[AIM OF THE TASK]: Transcribe the material in full. Nothing should differ except that the pictures are left out.

[DATA EXCERPT]:
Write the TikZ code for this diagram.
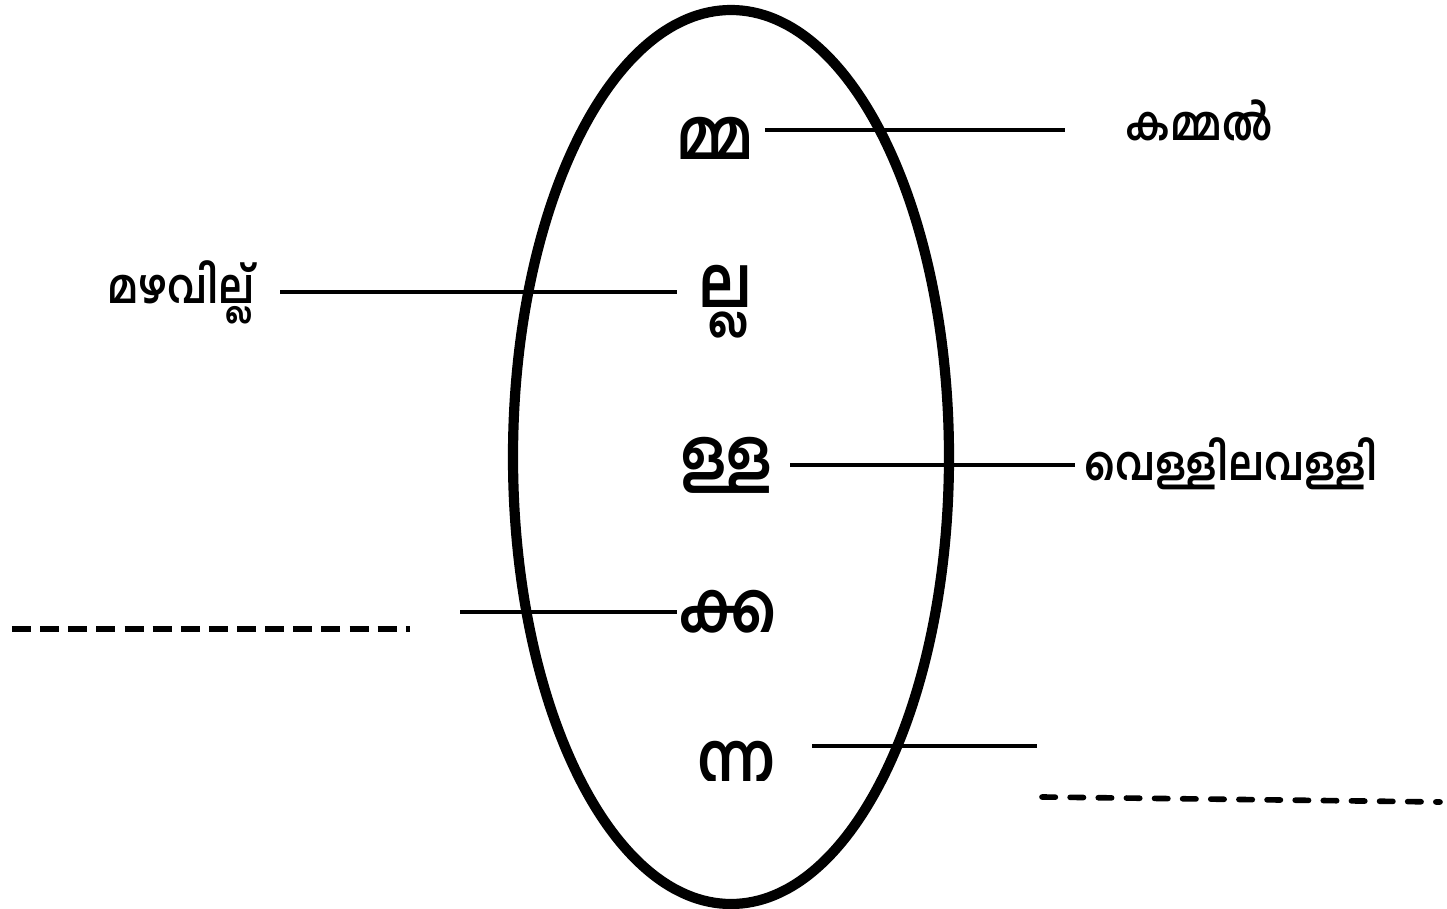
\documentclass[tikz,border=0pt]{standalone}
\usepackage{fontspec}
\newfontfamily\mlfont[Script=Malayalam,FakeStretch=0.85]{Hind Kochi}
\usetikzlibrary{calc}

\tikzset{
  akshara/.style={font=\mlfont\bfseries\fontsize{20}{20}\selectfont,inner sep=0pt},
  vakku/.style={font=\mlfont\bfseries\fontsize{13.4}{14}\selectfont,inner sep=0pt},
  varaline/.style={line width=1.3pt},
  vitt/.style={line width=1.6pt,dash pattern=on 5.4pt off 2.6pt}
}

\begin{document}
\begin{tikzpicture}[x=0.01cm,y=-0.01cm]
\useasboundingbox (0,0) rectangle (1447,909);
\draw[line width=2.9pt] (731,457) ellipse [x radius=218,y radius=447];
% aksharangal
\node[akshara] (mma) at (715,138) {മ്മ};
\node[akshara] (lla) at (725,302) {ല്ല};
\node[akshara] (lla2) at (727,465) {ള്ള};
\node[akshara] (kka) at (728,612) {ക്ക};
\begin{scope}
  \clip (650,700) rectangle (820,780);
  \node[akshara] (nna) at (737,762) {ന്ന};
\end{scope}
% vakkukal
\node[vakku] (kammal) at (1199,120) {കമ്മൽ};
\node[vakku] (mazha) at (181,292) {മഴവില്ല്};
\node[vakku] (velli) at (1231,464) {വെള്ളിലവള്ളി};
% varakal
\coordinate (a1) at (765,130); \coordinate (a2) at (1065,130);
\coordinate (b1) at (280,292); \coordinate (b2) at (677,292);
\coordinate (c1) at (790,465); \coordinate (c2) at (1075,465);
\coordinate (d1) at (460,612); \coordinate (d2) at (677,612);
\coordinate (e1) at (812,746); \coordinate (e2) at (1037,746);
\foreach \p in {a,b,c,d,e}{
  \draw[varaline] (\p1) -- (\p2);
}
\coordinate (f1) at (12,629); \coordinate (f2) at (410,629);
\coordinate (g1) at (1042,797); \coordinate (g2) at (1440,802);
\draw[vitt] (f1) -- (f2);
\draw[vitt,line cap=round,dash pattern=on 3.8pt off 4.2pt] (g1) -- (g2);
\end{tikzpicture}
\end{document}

[THE ANSWER]:
Write the TikZ code for this diagram.
\documentclass[tikz,border=0pt]{standalone}
\usepackage{fontspec}
\newfontfamily\mlfont[Script=Malayalam,FakeStretch=0.85]{Hind Kochi}
\usetikzlibrary{calc}

\tikzset{
  akshara/.style={font=\mlfont\bfseries\fontsize{20}{20}\selectfont,inner sep=0pt},
  vakku/.style={font=\mlfont\bfseries\fontsize{13.4}{14}\selectfont,inner sep=0pt},
  varaline/.style={line width=1.3pt},
  vitt/.style={line width=1.6pt,dash pattern=on 5.4pt off 2.6pt}
}

\begin{document}
\begin{tikzpicture}[x=0.01cm,y=-0.01cm]
\useasboundingbox (0,0) rectangle (1447,909);
\draw[line width=2.9pt] (731,457) ellipse [x radius=218,y radius=447];
% aksharangal
\node[akshara] (mma) at (715,138) {മ്മ};
\node[akshara] (lla) at (725,302) {ല്ല};
\node[akshara] (lla2) at (727,465) {ള്ള};
\node[akshara] (kka) at (728,612) {ക്ക};
\begin{scope}
  \clip (650,700) rectangle (820,780);
  \node[akshara] (nna) at (737,762) {ന്ന};
\end{scope}
% vakkukal
\node[vakku] (kammal) at (1199,120) {കമ്മൽ};
\node[vakku] (mazha) at (181,292) {മഴവില്ല്};
\node[vakku] (velli) at (1231,464) {വെള്ളിലവള്ളി};
% varakal
\coordinate (a1) at (765,130); \coordinate (a2) at (1065,130);
\coordinate (b1) at (280,292); \coordinate (b2) at (677,292);
\coordinate (c1) at (790,465); \coordinate (c2) at (1075,465);
\coordinate (d1) at (460,612); \coordinate (d2) at (677,612);
\coordinate (e1) at (812,746); \coordinate (e2) at (1037,746);
\foreach \p in {a,b,c,d,e}{
  \draw[varaline] (\p1) -- (\p2);
}
\coordinate (f1) at (12,629); \coordinate (f2) at (410,629);
\coordinate (g1) at (1042,797); \coordinate (g2) at (1440,802);
\draw[vitt] (f1) -- (f2);
\draw[vitt,line cap=round,dash pattern=on 3.8pt off 4.2pt] (g1) -- (g2);
\end{tikzpicture}
\end{document}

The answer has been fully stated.